Wednesday, August 20, 2008
FOTOWEEKDC - My submission experience
I completely forgot about the FOTOWEEKDC deadline, and got the reminder email just in time.
The image selection process
I spent Monday night scouring through my images, and settled on 4 to submit. Ok, so it wasn't that easy to do. I wanted to submit a personal essay on my trip to Honduras, but wasn't able to pull a story out the images i wanted to use. This, for me, is my biggest problem. I do really well with taking individually strong images, but I am sort of lacking in the storytelling realm and putting a set of images together as one body. It's a problem I also have with writing =) Once I came to this conclusion, I decided it would be better to do just individual images, and submitted one fine art image, and three landscapes. I've never thought of myself as particularly strong at or interested in landscapes, but I seem to take a lot of them now for my personal work.
Pro or Amateur?
After 2 hours I've finally picked my final images. Now I'm hustling to resize and label my images, and for some reason or another start looking at the rules of the competition. I was ready to enter as a professional, but according to FOTOWEEKDC (and I wonder if this is true across the board), a professional is someone who makes 50% or higher of their living from photography. Hm, not so much an adequate description for me, so I entered as an amateur. I'm not really sure how I feel about being labeled as an amateur, but whatever.
My wallet
So my submissions made it in just minutes before the midnight cutoff when I see that the deadline has been extended to September. All that rushing! But no worries, I was able to submit mine at the original fee of $10/image, whereas now it's $15. That's $20 in my pocket for the next competition fee.
Expectations and Judges
I'm not sure what my expectations are for this competition.

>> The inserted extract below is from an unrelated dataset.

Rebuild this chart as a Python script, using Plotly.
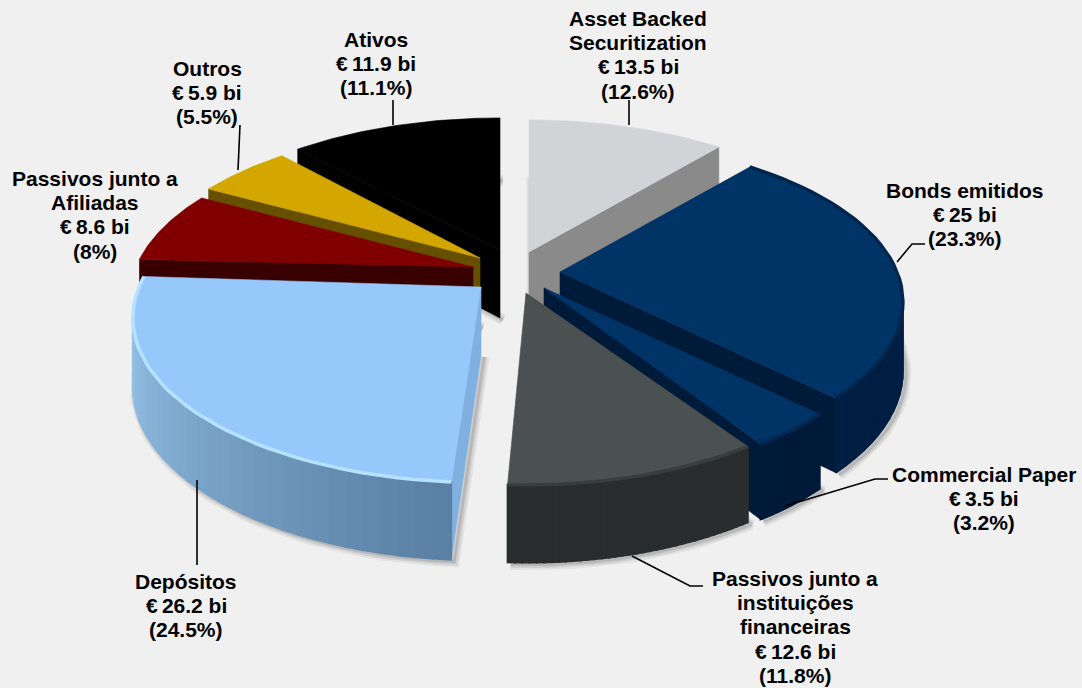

This is the first time in 7 years that I've competed; the first was in about 2000 when I sent some work into Photo Review, of which Kathy Ryan of the NYT Magazine was head judge. I was disappointed of course that I didn't win or even get a mention, but it was then that I realized how important it is to study the judges of the competition. All the images that were successful were very photo-journalistic and documentary in style, whereas mine were definitely abstract and fine arts-based. I did take a quick glance at the judges of FOTOWEEKDC; most are gallerists or curators, photogs or editors, and for the most part all are involved in commercial photography.
I have no idea how my images will be received. I love them, but will the judges?